Bridging Cultures in the South Chicago Artists’ Garden
In 2003, the South Chicago Art Center lost their urban garden lot to development. That year, Angelic Organics Learning Center partnered with the Arts Center to develop a new and larger garden space on four city lots.
This community garden and educational space was also supported through a partnership with Heifer International, an organization that assists communities to produce healthy food for community development all over the world.
Over the past several seasons, adults and youth in South Chicago have received training from Learning Center staff and transformed vacant land once littered with broken glass and dominated by gang activity into a lush garden and a safe place for community gathering. In 2006 and 2007, the Artist's Garden in South Chicago received recognition awards from the Mayor's office. These achievements have made the Artists’ Garden a positive example for other communities, in Chicago and nationwide.
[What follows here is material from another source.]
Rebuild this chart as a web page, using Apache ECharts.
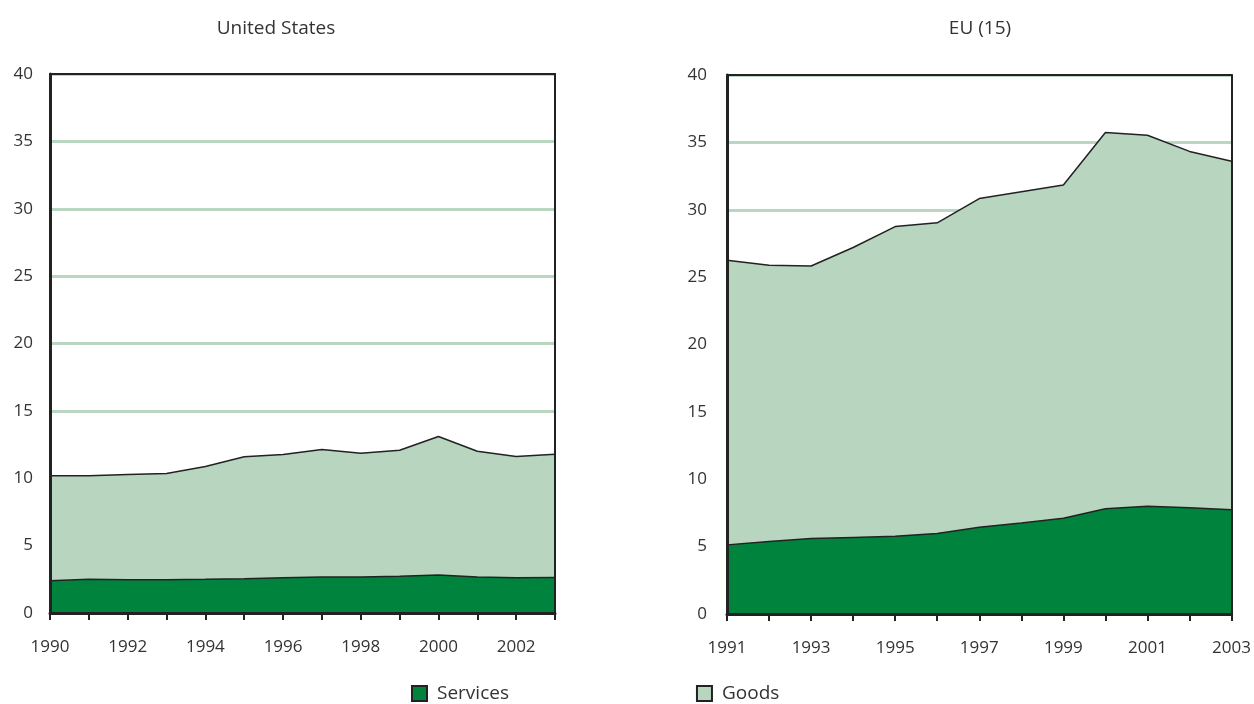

On June 19, 2007, a mild and sunny summer morning, the South Chicago Artists’ Garden hosted Heifer International project leaders from all over the world who were touring Chicago’s urban agriculture sites. The visitors spread out across the garden to see what was growing and learn about cultivating city soil. Angelic Organics Learning Center staff answered questions about the garden and growing systems, along with Art Center staff, and neighbors whose families cultivate plots in the garden. Most of these families speak primarily Spanish and don’t participate comfortably in English-language presentations, but they gradually formed clusters of conversation with the guests from Spain and Bolivia, and even the Portuguese speaker from Brazil, curious to know about the garden and its wider effects on the community around it.
After wandering the pathways and talking among the plants, the whole group gathered in the shade around the mosaic tiled boulders created by youth in the Art Center’s after school program. Staff from the Learning Center’s Urban Initiative in Chicago described our model for partnering with community groups, congregations, and schools – helping them to explore, plan, and implement their own projects and build healthy local food systems. Heifer International wants us to help them develop and apply this model in their urban agriculture projects throughout the US and beyond. Learning Center staff member James Howell described the gardening programs he leads in Rockford, Illinois, offering low-income youth in public housing and community centers positive ways to impact their neighborhood and family quality of life.
Pausing to answer questions, Learning Center staffer Rasha Abdulhadi noted the arrival of some elementary schoolers who are among her cadre of young gardeners from the Art Center. “What do you want to tell our guests about the garden?” she asked them. They looked dubious, and shy. What could these strange adults want to know about our garden? “They came from many different places to visit your garden in Chicago – do you want to hear where they’re from?” Sure, tell us, they nodded.
As we heard the country names roll forth from the assembled guests, our staff were as amazed as the kids: Israel, Nepal, Taiwan, Kenya, Ghana, Bolivia, Honduras, Spain, Netherlands, Brazil, Venezuela, Sri Lanka and many parts of the US, as well. All of us were there together to recognize the efforts and achievements of young people and adults, themselves from distinct backgrounds, trying to provide better lives for themselves and their neighbors. Many hands work that soil – and compost, and woodchips – under our feet, and are linked by their activity with others around the world in sustaining the fundamentals of food, land, and community. That larger movement was clear to all of us as we gazed around the circle of faces.
Someday, children from the impoverished and embattled neighborhood around the South Chicago Artists’ Garden may have the opportunity to travel the globe and gain perspective from other places and their people. Until then, partnership with the Learning Center offers rich cultural exchanges, chances for great learning, and a sense of that essential “big picture” close to home.